Work instructions:
What follows is a set of entries. Give them again exactly, without the pictures.

◇ ◇ ◇ ◇

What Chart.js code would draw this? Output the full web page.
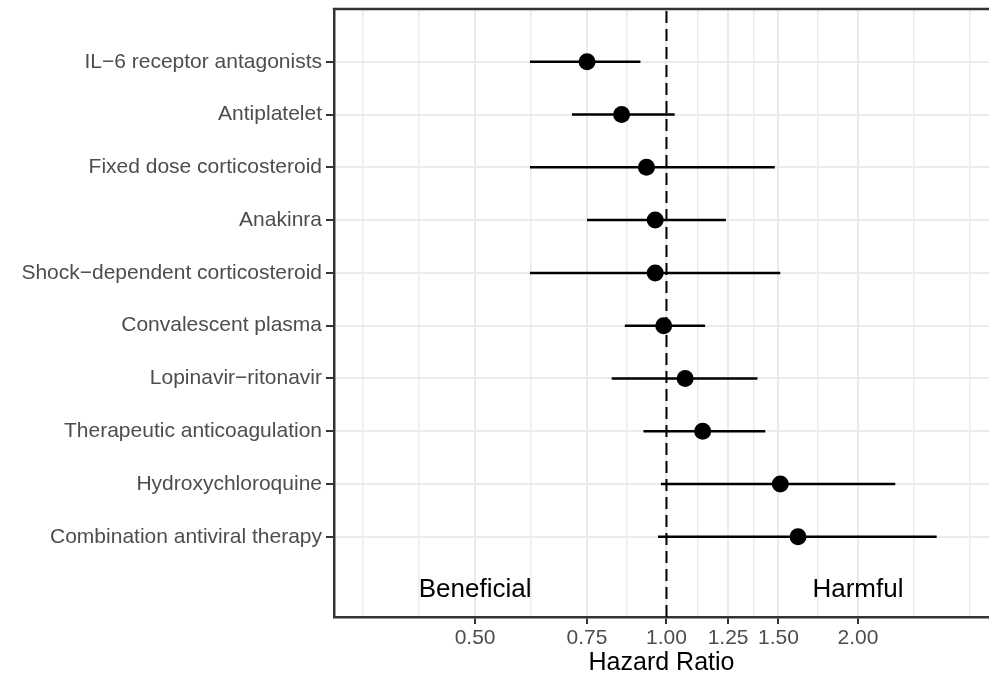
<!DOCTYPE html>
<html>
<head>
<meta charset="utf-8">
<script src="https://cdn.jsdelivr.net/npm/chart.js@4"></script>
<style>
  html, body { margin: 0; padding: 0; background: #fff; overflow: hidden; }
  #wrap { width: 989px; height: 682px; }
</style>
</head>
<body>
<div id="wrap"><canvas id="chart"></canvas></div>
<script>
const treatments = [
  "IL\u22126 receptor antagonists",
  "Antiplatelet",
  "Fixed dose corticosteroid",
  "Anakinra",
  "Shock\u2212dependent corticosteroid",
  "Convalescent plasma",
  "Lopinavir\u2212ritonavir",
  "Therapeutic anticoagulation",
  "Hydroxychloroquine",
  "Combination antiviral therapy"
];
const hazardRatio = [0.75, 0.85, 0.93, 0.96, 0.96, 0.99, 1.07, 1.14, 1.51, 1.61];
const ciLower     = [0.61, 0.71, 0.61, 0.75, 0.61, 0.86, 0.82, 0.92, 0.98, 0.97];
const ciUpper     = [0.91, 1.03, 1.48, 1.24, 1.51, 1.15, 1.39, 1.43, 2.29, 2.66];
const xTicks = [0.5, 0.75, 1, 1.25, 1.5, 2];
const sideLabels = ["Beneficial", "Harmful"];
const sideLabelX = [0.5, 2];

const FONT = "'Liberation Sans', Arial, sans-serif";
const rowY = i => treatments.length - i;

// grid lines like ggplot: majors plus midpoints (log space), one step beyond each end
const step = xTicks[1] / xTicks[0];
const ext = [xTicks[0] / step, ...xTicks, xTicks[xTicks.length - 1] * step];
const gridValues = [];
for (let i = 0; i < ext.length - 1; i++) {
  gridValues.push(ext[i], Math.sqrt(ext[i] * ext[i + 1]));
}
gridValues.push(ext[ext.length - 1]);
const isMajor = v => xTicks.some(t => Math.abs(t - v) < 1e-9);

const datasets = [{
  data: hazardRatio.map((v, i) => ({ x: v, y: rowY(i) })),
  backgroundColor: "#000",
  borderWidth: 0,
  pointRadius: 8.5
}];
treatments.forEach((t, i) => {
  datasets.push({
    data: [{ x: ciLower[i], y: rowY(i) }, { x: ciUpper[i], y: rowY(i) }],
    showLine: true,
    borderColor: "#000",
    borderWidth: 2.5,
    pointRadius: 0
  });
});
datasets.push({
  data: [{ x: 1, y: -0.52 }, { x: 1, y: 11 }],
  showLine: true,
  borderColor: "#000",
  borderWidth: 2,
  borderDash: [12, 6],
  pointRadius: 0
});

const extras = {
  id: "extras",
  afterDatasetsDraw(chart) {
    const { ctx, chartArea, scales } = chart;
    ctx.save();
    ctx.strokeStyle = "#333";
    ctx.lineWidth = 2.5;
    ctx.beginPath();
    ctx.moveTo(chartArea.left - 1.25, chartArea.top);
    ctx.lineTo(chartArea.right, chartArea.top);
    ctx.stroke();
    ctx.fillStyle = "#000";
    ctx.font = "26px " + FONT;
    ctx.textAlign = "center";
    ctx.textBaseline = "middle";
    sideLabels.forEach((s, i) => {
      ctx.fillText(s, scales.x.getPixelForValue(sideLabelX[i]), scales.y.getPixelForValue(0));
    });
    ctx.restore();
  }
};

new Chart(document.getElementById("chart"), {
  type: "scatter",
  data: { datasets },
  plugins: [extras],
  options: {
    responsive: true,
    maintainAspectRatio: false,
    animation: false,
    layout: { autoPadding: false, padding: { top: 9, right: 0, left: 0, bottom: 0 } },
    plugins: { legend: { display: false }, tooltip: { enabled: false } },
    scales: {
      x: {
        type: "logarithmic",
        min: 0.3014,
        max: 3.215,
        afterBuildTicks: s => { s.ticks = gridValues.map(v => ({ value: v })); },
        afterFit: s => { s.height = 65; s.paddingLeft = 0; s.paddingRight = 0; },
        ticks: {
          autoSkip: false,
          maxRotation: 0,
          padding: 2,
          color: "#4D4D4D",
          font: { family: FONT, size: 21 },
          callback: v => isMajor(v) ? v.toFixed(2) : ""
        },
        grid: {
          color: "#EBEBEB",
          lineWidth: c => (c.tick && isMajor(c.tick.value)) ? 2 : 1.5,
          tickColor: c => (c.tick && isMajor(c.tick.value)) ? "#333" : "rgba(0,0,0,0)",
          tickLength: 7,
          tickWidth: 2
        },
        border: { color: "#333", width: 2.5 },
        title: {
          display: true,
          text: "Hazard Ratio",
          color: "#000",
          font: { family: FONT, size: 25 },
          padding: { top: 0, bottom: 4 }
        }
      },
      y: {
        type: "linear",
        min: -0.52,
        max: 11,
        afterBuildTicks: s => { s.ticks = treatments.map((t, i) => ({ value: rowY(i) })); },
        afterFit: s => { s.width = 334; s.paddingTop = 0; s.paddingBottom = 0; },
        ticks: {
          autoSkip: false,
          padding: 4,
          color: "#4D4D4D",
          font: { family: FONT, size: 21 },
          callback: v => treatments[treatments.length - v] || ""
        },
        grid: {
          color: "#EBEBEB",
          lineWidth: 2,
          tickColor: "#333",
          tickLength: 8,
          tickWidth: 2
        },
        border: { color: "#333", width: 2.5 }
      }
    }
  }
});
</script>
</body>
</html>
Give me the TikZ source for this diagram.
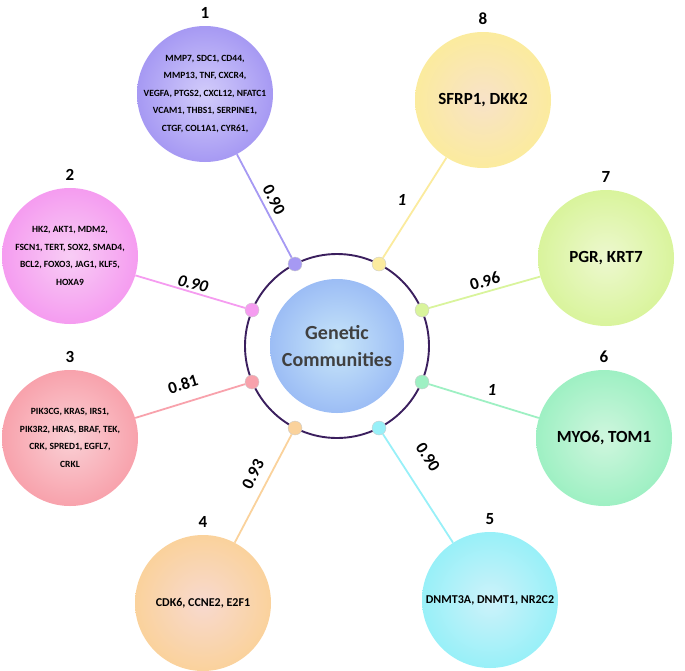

◇ ◇ ◇ ◇

Solution to this problem:
What Chart.js code would draw this? Output the full web page.
<!DOCTYPE html>
<html>
<head>
<meta charset="utf-8">
<script src="https://cdn.jsdelivr.net/npm/chart.js@4"></script>
<style>
  html, body { margin: 0; padding: 0; background: #fff; overflow: hidden; }
  #wrap { width: 989px; height: 682px; }
</style>
</head>
<body>
<div id="wrap"><canvas id="chart"></canvas></div>
<script>
const treatments = [
  "IL\u22126 receptor antagonists",
  "Antiplatelet",
  "Fixed dose corticosteroid",
  "Anakinra",
  "Shock\u2212dependent corticosteroid",
  "Convalescent plasma",
  "Lopinavir\u2212ritonavir",
  "Therapeutic anticoagulation",
  "Hydroxychloroquine",
  "Combination antiviral therapy"
];
const hazardRatio = [0.75, 0.85, 0.93, 0.96, 0.96, 0.99, 1.07, 1.14, 1.51, 1.61];
const ciLower     = [0.61, 0.71, 0.61, 0.75, 0.61, 0.86, 0.82, 0.92, 0.98, 0.97];
const ciUpper     = [0.91, 1.03, 1.48, 1.24, 1.51, 1.15, 1.39, 1.43, 2.29, 2.66];
const xTicks = [0.5, 0.75, 1, 1.25, 1.5, 2];
const sideLabels = ["Beneficial", "Harmful"];
const sideLabelX = [0.5, 2];

const FONT = "'Liberation Sans', Arial, sans-serif";
const rowY = i => treatments.length - i;

// grid lines like ggplot: majors plus midpoints (log space), one step beyond each end
const step = xTicks[1] / xTicks[0];
const ext = [xTicks[0] / step, ...xTicks, xTicks[xTicks.length - 1] * step];
const gridValues = [];
for (let i = 0; i < ext.length - 1; i++) {
  gridValues.push(ext[i], Math.sqrt(ext[i] * ext[i + 1]));
}
gridValues.push(ext[ext.length - 1]);
const isMajor = v => xTicks.some(t => Math.abs(t - v) < 1e-9);

const datasets = [{
  data: hazardRatio.map((v, i) => ({ x: v, y: rowY(i) })),
  backgroundColor: "#000",
  borderWidth: 0,
  pointRadius: 8.5
}];
treatments.forEach((t, i) => {
  datasets.push({
    data: [{ x: ciLower[i], y: rowY(i) }, { x: ciUpper[i], y: rowY(i) }],
    showLine: true,
    borderColor: "#000",
    borderWidth: 2.5,
    pointRadius: 0
  });
});
datasets.push({
  data: [{ x: 1, y: -0.52 }, { x: 1, y: 11 }],
  showLine: true,
  borderColor: "#000",
  borderWidth: 2,
  borderDash: [12, 6],
  pointRadius: 0
});

const extras = {
  id: "extras",
  afterDatasetsDraw(chart) {
    const { ctx, chartArea, scales } = chart;
    ctx.save();
    ctx.strokeStyle = "#333";
    ctx.lineWidth = 2.5;
    ctx.beginPath();
    ctx.moveTo(chartArea.left - 1.25, chartArea.top);
    ctx.lineTo(chartArea.right, chartArea.top);
    ctx.stroke();
    ctx.fillStyle = "#000";
    ctx.font = "26px " + FONT;
    ctx.textAlign = "center";
    ctx.textBaseline = "middle";
    sideLabels.forEach((s, i) => {
      ctx.fillText(s, scales.x.getPixelForValue(sideLabelX[i]), scales.y.getPixelForValue(0));
    });
    ctx.restore();
  }
};

new Chart(document.getElementById("chart"), {
  type: "scatter",
  data: { datasets },
  plugins: [extras],
  options: {
    responsive: true,
    maintainAspectRatio: false,
    animation: false,
    layout: { autoPadding: false, padding: { top: 9, right: 0, left: 0, bottom: 0 } },
    plugins: { legend: { display: false }, tooltip: { enabled: false } },
    scales: {
      x: {
        type: "logarithmic",
        min: 0.3014,
        max: 3.215,
        afterBuildTicks: s => { s.ticks = gridValues.map(v => ({ value: v })); },
        afterFit: s => { s.height = 65; s.paddingLeft = 0; s.paddingRight = 0; },
        ticks: {
          autoSkip: false,
          maxRotation: 0,
          padding: 2,
          color: "#4D4D4D",
          font: { family: FONT, size: 21 },
          callback: v => isMajor(v) ? v.toFixed(2) : ""
        },
        grid: {
          color: "#EBEBEB",
          lineWidth: c => (c.tick && isMajor(c.tick.value)) ? 2 : 1.5,
          tickColor: c => (c.tick && isMajor(c.tick.value)) ? "#333" : "rgba(0,0,0,0)",
          tickLength: 7,
          tickWidth: 2
        },
        border: { color: "#333", width: 2.5 },
        title: {
          display: true,
          text: "Hazard Ratio",
          color: "#000",
          font: { family: FONT, size: 25 },
          padding: { top: 0, bottom: 4 }
        }
      },
      y: {
        type: "linear",
        min: -0.52,
        max: 11,
        afterBuildTicks: s => { s.ticks = treatments.map((t, i) => ({ value: rowY(i) })); },
        afterFit: s => { s.width = 334; s.paddingTop = 0; s.paddingBottom = 0; },
        ticks: {
          autoSkip: false,
          padding: 4,
          color: "#4D4D4D",
          font: { family: FONT, size: 21 },
          callback: v => treatments[treatments.length - v] || ""
        },
        grid: {
          color: "#EBEBEB",
          lineWidth: 2,
          tickColor: "#333",
          tickLength: 8,
          tickWidth: 2
        },
        border: { color: "#333", width: 2.5 }
      }
    }
  }
});
</script>
</body>
</html>
Give me the TikZ source for this diagram.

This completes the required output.